Estill Pollock
Constructing the Human

2001. 123 pp. ISBN-13 978-3-901993-08-4; ISBN-10 3-901993-08-8
£10.50 (+ 2.00 p&p), €13.00 (+ 2.50 p&p), US$ 18.00 (+ 3.00 p&p)
 

Constructing the Human by Estill Pollock is an examination of the inner self, a profoundly moving journey of exploration, from the landscapes of the present and the recently remembered past, to the cataclysmic happenings of the past centuries as they have affected him and his forebears. The mood ranges from sobre to melancholy to ecstatic, and carries us along with him as he surveys those people and events which have brought him to this point. This is mid-life crisis resolved in stately iambic hexameters and subtle rhyming patterns. He holds his material, and us, at arm's length while he orders the various components into manageable stanzas. The resulting book is remarkable, presenting a tension between the orderly shapeliness of the poems and the chaotic content of his own life, brought to heel by the power of language. [...] Through the elegance of his language and the slightly formal style he has chosen to write in, he becomes not the subject of the book, but the guide to a long and complicated journey, which at some time in our lives we all essay. His long narrative lines, reminiscent of Browning with echoes of that other ex-patriot American poet T. S. Eliot in his erudition and competency with form going back to the classical authors of narrative verse, place him firmly in the great body of English poetry. But the final judgement has to be of content, and in that regard Constructing the Human is an extraordinary book. [...] it is a fine example of the poet's craft in selecting the most appropriate English for the task in hand, searching for the truth, both opening windows into the soul.
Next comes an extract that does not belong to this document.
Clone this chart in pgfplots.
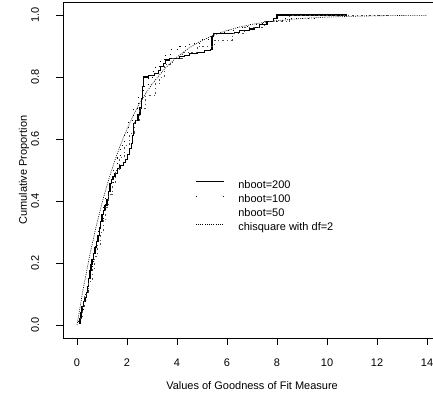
\documentclass[border=0pt]{standalone}
\usepackage{fontspec}
\setmainfont{Liberation Sans}
\usepackage{pgfplots}
\pgfplotsset{compat=1.18}
\pgfplotsset{sparselegend/.style={legend image code/.code={\draw[##1, dash pattern=on 0.9bp off 26.2bp] (0bp,3.5bp) -- (28bp,3.5bp);}}}
\begin{document}
\begin{tikzpicture}
\begin{axis}[
  scale only axis, width=370bp, height=336bp,
  xmin=-0.56, xmax=14.24, ymin=-0.042, ymax=1.042,
  axis x line*=box, axis y line*=left,
  axis line style={-, line width=0.8bp},
  xtick={0,2,4,6,8,10,12,14}, ytick={0,0.2,0.4,0.6,0.8,1.0},
  xtick pos=bottom, ytick pos=left,
  tick align=outside, major tick length=7bp,
  tick style={black, line width=0.7bp},
  font=\fontsize{11bp}{13bp}\selectfont,
  /pgf/number format/assume math mode=true,
  xticklabel style={yshift=-10bp},
  yticklabel style={xshift=-21bp, rotate=90, anchor=center, /pgf/number format/.cd, fixed, fixed zerofill, precision=1},
  xlabel={Values of Goodness of Fit Measure},
  xlabel style={at={(rel axis cs:0.511,0)}, anchor=center, yshift=-48bp},
  legend style={at={(axis cs:4.6,0.474)}, anchor=north west, draw=none, fill=none,
    font=\fontsize{11bp}{13bp}\selectfont,
    row sep=4.2bp, nodes={inner sep=0bp, text height=8bp, text depth=2bp},
    /tikz/every odd column/.append style={column sep=14bp}},
  legend cell align=left,
  legend image code/.code={\draw[#1] (0bp,3.5bp) -- (28bp,3.5bp);},
  no markers,
]
\coordinate (BL) at (rel axis cs:0,0);
\coordinate (TR) at (rel axis cs:1,1);
\coordinate (ML) at (rel axis cs:0,0.5);
% nboot=200
\addplot[black, line width=1.1bp, const plot] coordinates {
(0.08,0.005) (0.12,0.02) (0.16,0.04) (0.2,0.06) (0.26,0.075) (0.32,0.09) (0.38,0.105)
(0.42,0.125) (0.47,0.15) (0.52,0.175) (0.56,0.195) (0.6,0.21) (0.65,0.23) (0.72,0.25)
(0.78,0.27) (0.84,0.29) (0.9,0.315) (0.95,0.335) (1.0,0.355) (1.06,0.37) (1.12,0.385)
(1.2,0.405) (1.26,0.43) (1.32,0.455) (1.38,0.47) (1.44,0.48) (1.52,0.49) (1.62,0.505)
(1.72,0.515) (1.85,0.525) (1.95,0.535) (2.02,0.55) (2.1,0.57) (2.18,0.585) (2.22,0.61)
(2.26,0.65) (2.35,0.66) (2.44,0.68) (2.52,0.7) (2.58,0.73) (2.62,0.77) (2.66,0.8)
(2.85,0.805) (3.1,0.81) (3.25,0.82) (3.35,0.835) (3.45,0.845) (3.55,0.855) (3.7,0.86)
(4.1,0.865) (4.3,0.87) (4.5,0.875) (4.8,0.88) (5.1,0.885) (5.35,0.89) (5.4,0.93)
(5.45,0.94) (6.3,0.945) (6.5,0.95) (6.9,0.955) (7.1,0.96) (7.3,0.97) (7.6,0.98)
(7.85,0.99) (8.0,1.0) (10.8,1.0)
};
\addlegendentry{nboot=200}
% nboot=100
\addplot[black, line width=0.8bp, const plot, dash pattern=on 0.8bp off 5bp, sparselegend] coordinates {
(0.05,0.01) (0.15,0.04) (0.25,0.08) (0.35,0.11) (0.45,0.15) (0.55,0.19) (0.65,0.23)
(0.75,0.27) (0.85,0.31) (0.95,0.34) (1.05,0.38) (1.15,0.42) (1.3,0.46) (1.45,0.5)
(1.6,0.54) (1.75,0.58) (1.9,0.62) (2.05,0.66) (2.25,0.7) (2.45,0.74) (2.65,0.77)
(2.85,0.8) (3.05,0.83) (3.3,0.85) (3.5,0.87) (3.75,0.89) (4.1,0.9) (4.5,0.91)
(5.0,0.92) (5.4,0.94) (5.9,0.95) (6.4,0.96) (6.8,0.97) (7.4,0.98) (8.2,0.99) (9.5,1.0)
};
\addlegendentry{nboot=100}
% nboot=50
\addplot[black!70, line width=0.6bp, const plot, dash pattern=on 2bp off 3bp on 0.6bp off 3bp, forget plot] coordinates {
(0.1,0.02) (0.2,0.06) (0.3,0.1) (0.45,0.14) (0.6,0.18) (0.7,0.22) (0.8,0.26) (0.95,0.3)
(1.05,0.34) (1.15,0.38) (1.25,0.42) (1.4,0.46) (1.55,0.5) (1.7,0.54) (1.9,0.58)
(2.1,0.62) (2.3,0.66) (2.5,0.7) (2.75,0.74) (3.15,0.78) (3.3,0.8) (3.5,0.84) (3.8,0.86)
(4.2,0.88) (4.8,0.9) (5.5,0.92) (6.2,0.94) (6.7,0.96) (7.5,0.98) (8.5,1.0) (12.5,1.0)
};
\addlegendimage{empty legend}
\addlegendentry{nboot=50}
% chisquare df=2
\addplot[black, line width=0.6bp, dash pattern=on 1bp off 1.2bp] coordinates {
(0,0) (0.25,0.1175) (0.5,0.2212) (0.75,0.3127) (1,0.3935) (1.25,0.4647) (1.5,0.5276)
(1.75,0.5831) (2,0.6321) (2.25,0.6753) (2.5,0.7135) (2.75,0.7472) (3,0.7769) (3.5,0.8262)
(4,0.8647) (4.5,0.8946) (5,0.9179) (5.5,0.9361) (6,0.9502) (6.5,0.9612) (7,0.9698)
(7.5,0.9765) (8,0.9817) (9,0.9889) (10,0.9933) (11,0.9959) (12,0.9975) (13,0.9985) (14,0.9991)
};
\addlegendentry{chisquare with df=2}
\end{axis}
\node[rotate=90, anchor=center, font=\fontsize{11bp}{13bp}\selectfont] at ([xshift=-39bp]ML) {Cumulative Proportion};
\pgfresetboundingbox
\useasboundingbox ([shift={(-63bp,-62bp)}]BL) rectangle ([shift={(0bp,2bp)}]TR);
\end{tikzpicture}
\end{document}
Barbara Ellis, Tears in the Fence 32, Summer 2002


John Mingay, "Rescuing Time from the Guttering Wick", Terrible Work, November 2002

"What could be argued is that Pollock is too busy with the outside world to do justice to the inner. But this would be too shallow a view. The whole is greater than the sum of its parts. As a collection, it provides a detailed model of the writer's psyche throughout a large chunk of his lifetime. And when it comes down to it, you can't travel much further than that!"